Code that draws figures
──────

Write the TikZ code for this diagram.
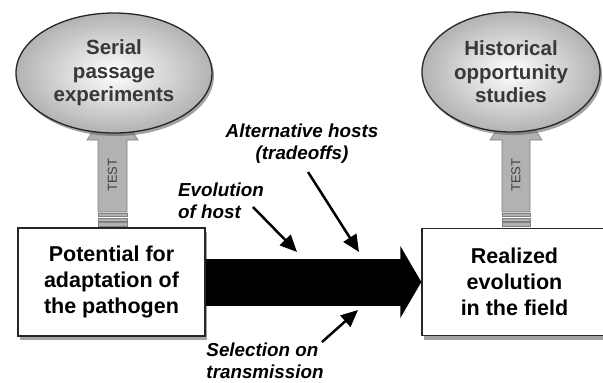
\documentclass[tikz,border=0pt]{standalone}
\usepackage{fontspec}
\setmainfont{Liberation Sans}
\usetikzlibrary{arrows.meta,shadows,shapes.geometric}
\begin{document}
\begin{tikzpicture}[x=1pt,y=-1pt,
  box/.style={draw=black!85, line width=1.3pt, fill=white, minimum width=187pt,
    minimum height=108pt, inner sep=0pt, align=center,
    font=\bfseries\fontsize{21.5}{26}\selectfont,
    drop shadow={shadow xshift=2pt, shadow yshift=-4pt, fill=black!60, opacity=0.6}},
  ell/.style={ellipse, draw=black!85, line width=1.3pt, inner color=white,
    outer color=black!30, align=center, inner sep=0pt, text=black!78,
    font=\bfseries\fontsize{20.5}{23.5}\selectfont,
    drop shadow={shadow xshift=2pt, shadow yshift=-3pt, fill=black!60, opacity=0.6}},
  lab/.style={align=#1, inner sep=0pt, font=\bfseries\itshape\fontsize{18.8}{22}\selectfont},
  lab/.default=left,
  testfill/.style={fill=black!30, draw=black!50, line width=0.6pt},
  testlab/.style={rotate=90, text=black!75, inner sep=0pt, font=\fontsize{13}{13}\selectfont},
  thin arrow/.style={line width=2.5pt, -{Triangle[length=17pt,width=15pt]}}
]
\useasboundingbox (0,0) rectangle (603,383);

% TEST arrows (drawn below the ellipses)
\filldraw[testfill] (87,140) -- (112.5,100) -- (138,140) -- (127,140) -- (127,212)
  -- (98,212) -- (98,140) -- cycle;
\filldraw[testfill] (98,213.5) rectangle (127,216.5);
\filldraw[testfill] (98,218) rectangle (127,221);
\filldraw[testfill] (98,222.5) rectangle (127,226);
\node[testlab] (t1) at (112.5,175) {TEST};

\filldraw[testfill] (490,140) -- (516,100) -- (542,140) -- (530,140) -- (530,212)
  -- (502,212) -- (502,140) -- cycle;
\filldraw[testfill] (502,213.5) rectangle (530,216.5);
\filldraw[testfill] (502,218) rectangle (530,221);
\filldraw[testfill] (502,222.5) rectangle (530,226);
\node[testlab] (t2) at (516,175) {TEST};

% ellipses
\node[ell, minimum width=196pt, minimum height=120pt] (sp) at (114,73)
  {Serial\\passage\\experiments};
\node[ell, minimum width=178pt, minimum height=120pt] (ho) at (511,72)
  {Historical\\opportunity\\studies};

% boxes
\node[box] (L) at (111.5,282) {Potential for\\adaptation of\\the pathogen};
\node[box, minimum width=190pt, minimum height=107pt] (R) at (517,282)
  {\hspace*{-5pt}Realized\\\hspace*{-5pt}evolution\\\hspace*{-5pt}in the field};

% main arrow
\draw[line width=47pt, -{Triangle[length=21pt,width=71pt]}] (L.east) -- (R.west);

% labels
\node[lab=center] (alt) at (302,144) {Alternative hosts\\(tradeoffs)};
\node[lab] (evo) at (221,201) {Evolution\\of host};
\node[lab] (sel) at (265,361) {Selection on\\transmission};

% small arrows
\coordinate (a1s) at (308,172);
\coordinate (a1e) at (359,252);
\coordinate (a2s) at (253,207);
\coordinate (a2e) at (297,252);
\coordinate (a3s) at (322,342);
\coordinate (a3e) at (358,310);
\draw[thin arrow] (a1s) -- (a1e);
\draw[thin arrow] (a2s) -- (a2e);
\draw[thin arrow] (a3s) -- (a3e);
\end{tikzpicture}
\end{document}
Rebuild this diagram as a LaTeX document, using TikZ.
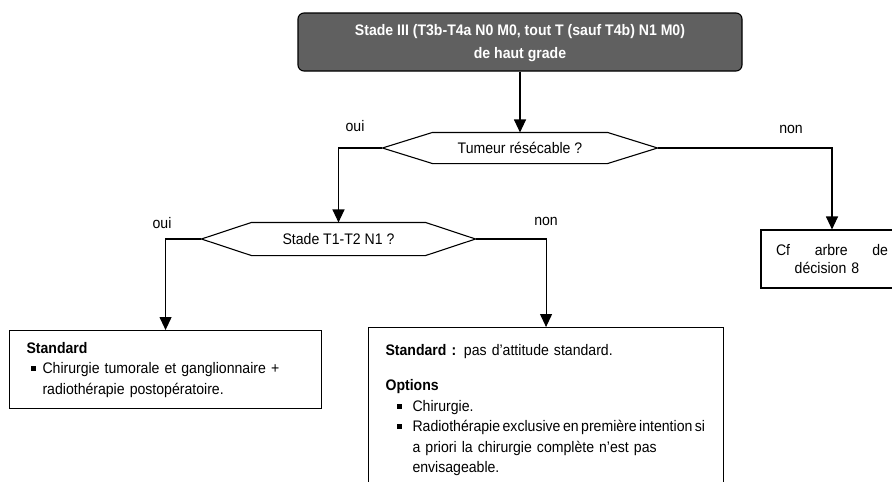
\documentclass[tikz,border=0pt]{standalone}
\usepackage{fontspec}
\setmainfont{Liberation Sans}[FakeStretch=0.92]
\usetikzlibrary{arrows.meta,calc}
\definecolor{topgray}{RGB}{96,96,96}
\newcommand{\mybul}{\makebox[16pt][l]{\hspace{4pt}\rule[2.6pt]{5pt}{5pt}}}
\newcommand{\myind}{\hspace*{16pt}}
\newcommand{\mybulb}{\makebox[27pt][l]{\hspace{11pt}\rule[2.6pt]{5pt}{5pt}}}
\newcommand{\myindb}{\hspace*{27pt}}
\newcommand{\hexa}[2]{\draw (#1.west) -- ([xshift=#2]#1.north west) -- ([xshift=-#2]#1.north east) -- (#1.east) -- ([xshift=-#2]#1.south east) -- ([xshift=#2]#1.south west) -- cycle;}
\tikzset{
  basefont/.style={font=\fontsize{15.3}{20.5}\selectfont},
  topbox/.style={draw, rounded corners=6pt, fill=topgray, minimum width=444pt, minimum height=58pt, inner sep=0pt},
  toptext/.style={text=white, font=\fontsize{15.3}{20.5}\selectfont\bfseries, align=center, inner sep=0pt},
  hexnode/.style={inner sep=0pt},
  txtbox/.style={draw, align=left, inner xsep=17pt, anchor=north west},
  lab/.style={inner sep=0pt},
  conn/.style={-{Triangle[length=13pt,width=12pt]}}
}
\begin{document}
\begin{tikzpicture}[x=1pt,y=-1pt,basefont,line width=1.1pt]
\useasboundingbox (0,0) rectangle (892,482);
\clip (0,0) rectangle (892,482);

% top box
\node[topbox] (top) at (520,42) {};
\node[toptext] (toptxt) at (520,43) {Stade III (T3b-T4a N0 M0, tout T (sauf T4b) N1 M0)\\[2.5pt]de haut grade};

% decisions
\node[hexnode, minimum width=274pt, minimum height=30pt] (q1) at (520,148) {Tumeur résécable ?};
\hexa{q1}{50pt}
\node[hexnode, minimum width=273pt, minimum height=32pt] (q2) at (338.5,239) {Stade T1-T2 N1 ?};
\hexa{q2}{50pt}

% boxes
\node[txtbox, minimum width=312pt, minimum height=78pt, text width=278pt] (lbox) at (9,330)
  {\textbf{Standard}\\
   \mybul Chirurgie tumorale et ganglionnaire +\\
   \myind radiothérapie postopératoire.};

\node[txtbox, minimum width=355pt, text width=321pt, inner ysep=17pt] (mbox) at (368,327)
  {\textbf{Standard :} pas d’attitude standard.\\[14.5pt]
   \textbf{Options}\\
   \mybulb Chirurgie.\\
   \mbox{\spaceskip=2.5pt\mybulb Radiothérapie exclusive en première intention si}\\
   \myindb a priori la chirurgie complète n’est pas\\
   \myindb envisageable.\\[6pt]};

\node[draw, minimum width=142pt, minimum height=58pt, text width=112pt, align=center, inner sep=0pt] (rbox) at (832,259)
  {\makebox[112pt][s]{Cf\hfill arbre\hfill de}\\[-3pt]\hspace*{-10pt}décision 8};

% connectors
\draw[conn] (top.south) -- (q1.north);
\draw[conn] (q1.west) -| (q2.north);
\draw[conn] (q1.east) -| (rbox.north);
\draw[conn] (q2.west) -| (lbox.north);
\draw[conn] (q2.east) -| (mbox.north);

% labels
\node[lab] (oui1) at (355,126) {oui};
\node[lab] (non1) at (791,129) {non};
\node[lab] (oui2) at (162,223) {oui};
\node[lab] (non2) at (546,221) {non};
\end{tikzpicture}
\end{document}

──────

-- WHAT IS BEING ASKED --
Omit the pictures, then quote the rest of the material above exactly.

-- WORKED SOLUTION --
Write the TikZ code for this diagram.
\documentclass[tikz,border=0pt]{standalone}
\usepackage{fontspec}
\setmainfont{Liberation Sans}
\usetikzlibrary{arrows.meta,shadows,shapes.geometric}
\begin{document}
\begin{tikzpicture}[x=1pt,y=-1pt,
  box/.style={draw=black!85, line width=1.3pt, fill=white, minimum width=187pt,
    minimum height=108pt, inner sep=0pt, align=center,
    font=\bfseries\fontsize{21.5}{26}\selectfont,
    drop shadow={shadow xshift=2pt, shadow yshift=-4pt, fill=black!60, opacity=0.6}},
  ell/.style={ellipse, draw=black!85, line width=1.3pt, inner color=white,
    outer color=black!30, align=center, inner sep=0pt, text=black!78,
    font=\bfseries\fontsize{20.5}{23.5}\selectfont,
    drop shadow={shadow xshift=2pt, shadow yshift=-3pt, fill=black!60, opacity=0.6}},
  lab/.style={align=#1, inner sep=0pt, font=\bfseries\itshape\fontsize{18.8}{22}\selectfont},
  lab/.default=left,
  testfill/.style={fill=black!30, draw=black!50, line width=0.6pt},
  testlab/.style={rotate=90, text=black!75, inner sep=0pt, font=\fontsize{13}{13}\selectfont},
  thin arrow/.style={line width=2.5pt, -{Triangle[length=17pt,width=15pt]}}
]
\useasboundingbox (0,0) rectangle (603,383);

% TEST arrows (drawn below the ellipses)
\filldraw[testfill] (87,140) -- (112.5,100) -- (138,140) -- (127,140) -- (127,212)
  -- (98,212) -- (98,140) -- cycle;
\filldraw[testfill] (98,213.5) rectangle (127,216.5);
\filldraw[testfill] (98,218) rectangle (127,221);
\filldraw[testfill] (98,222.5) rectangle (127,226);
\node[testlab] (t1) at (112.5,175) {TEST};

\filldraw[testfill] (490,140) -- (516,100) -- (542,140) -- (530,140) -- (530,212)
  -- (502,212) -- (502,140) -- cycle;
\filldraw[testfill] (502,213.5) rectangle (530,216.5);
\filldraw[testfill] (502,218) rectangle (530,221);
\filldraw[testfill] (502,222.5) rectangle (530,226);
\node[testlab] (t2) at (516,175) {TEST};

% ellipses
\node[ell, minimum width=196pt, minimum height=120pt] (sp) at (114,73)
  {Serial\\passage\\experiments};
\node[ell, minimum width=178pt, minimum height=120pt] (ho) at (511,72)
  {Historical\\opportunity\\studies};

% boxes
\node[box] (L) at (111.5,282) {Potential for\\adaptation of\\the pathogen};
\node[box, minimum width=190pt, minimum height=107pt] (R) at (517,282)
  {\hspace*{-5pt}Realized\\\hspace*{-5pt}evolution\\\hspace*{-5pt}in the field};

% main arrow
\draw[line width=47pt, -{Triangle[length=21pt,width=71pt]}] (L.east) -- (R.west);

% labels
\node[lab=center] (alt) at (302,144) {Alternative hosts\\(tradeoffs)};
\node[lab] (evo) at (221,201) {Evolution\\of host};
\node[lab] (sel) at (265,361) {Selection on\\transmission};

% small arrows
\coordinate (a1s) at (308,172);
\coordinate (a1e) at (359,252);
\coordinate (a2s) at (253,207);
\coordinate (a2e) at (297,252);
\coordinate (a3s) at (322,342);
\coordinate (a3e) at (358,310);
\draw[thin arrow] (a1s) -- (a1e);
\draw[thin arrow] (a2s) -- (a2e);
\draw[thin arrow] (a3s) -- (a3e);
\end{tikzpicture}
\end{document}
Rebuild this diagram as a LaTeX document, using TikZ.
\documentclass[tikz,border=0pt]{standalone}
\usepackage{fontspec}
\setmainfont{Liberation Sans}[FakeStretch=0.92]
\usetikzlibrary{arrows.meta,calc}
\definecolor{topgray}{RGB}{96,96,96}
\newcommand{\mybul}{\makebox[16pt][l]{\hspace{4pt}\rule[2.6pt]{5pt}{5pt}}}
\newcommand{\myind}{\hspace*{16pt}}
\newcommand{\mybulb}{\makebox[27pt][l]{\hspace{11pt}\rule[2.6pt]{5pt}{5pt}}}
\newcommand{\myindb}{\hspace*{27pt}}
\newcommand{\hexa}[2]{\draw (#1.west) -- ([xshift=#2]#1.north west) -- ([xshift=-#2]#1.north east) -- (#1.east) -- ([xshift=-#2]#1.south east) -- ([xshift=#2]#1.south west) -- cycle;}
\tikzset{
  basefont/.style={font=\fontsize{15.3}{20.5}\selectfont},
  topbox/.style={draw, rounded corners=6pt, fill=topgray, minimum width=444pt, minimum height=58pt, inner sep=0pt},
  toptext/.style={text=white, font=\fontsize{15.3}{20.5}\selectfont\bfseries, align=center, inner sep=0pt},
  hexnode/.style={inner sep=0pt},
  txtbox/.style={draw, align=left, inner xsep=17pt, anchor=north west},
  lab/.style={inner sep=0pt},
  conn/.style={-{Triangle[length=13pt,width=12pt]}}
}
\begin{document}
\begin{tikzpicture}[x=1pt,y=-1pt,basefont,line width=1.1pt]
\useasboundingbox (0,0) rectangle (892,482);
\clip (0,0) rectangle (892,482);

% top box
\node[topbox] (top) at (520,42) {};
\node[toptext] (toptxt) at (520,43) {Stade III (T3b-T4a N0 M0, tout T (sauf T4b) N1 M0)\\[2.5pt]de haut grade};

% decisions
\node[hexnode, minimum width=274pt, minimum height=30pt] (q1) at (520,148) {Tumeur résécable ?};
\hexa{q1}{50pt}
\node[hexnode, minimum width=273pt, minimum height=32pt] (q2) at (338.5,239) {Stade T1-T2 N1 ?};
\hexa{q2}{50pt}

% boxes
\node[txtbox, minimum width=312pt, minimum height=78pt, text width=278pt] (lbox) at (9,330)
  {\textbf{Standard}\\
   \mybul Chirurgie tumorale et ganglionnaire +\\
   \myind radiothérapie postopératoire.};

\node[txtbox, minimum width=355pt, text width=321pt, inner ysep=17pt] (mbox) at (368,327)
  {\textbf{Standard :} pas d’attitude standard.\\[14.5pt]
   \textbf{Options}\\
   \mybulb Chirurgie.\\
   \mbox{\spaceskip=2.5pt\mybulb Radiothérapie exclusive en première intention si}\\
   \myindb a priori la chirurgie complète n’est pas\\
   \myindb envisageable.\\[6pt]};

\node[draw, minimum width=142pt, minimum height=58pt, text width=112pt, align=center, inner sep=0pt] (rbox) at (832,259)
  {\makebox[112pt][s]{Cf\hfill arbre\hfill de}\\[-3pt]\hspace*{-10pt}décision 8};

% connectors
\draw[conn] (top.south) -- (q1.north);
\draw[conn] (q1.west) -| (q2.north);
\draw[conn] (q1.east) -| (rbox.north);
\draw[conn] (q2.west) -| (lbox.north);
\draw[conn] (q2.east) -| (mbox.north);

% labels
\node[lab] (oui1) at (355,126) {oui};
\node[lab] (non1) at (791,129) {non};
\node[lab] (oui2) at (162,223) {oui};
\node[lab] (non2) at (546,221) {non};
\end{tikzpicture}
\end{document}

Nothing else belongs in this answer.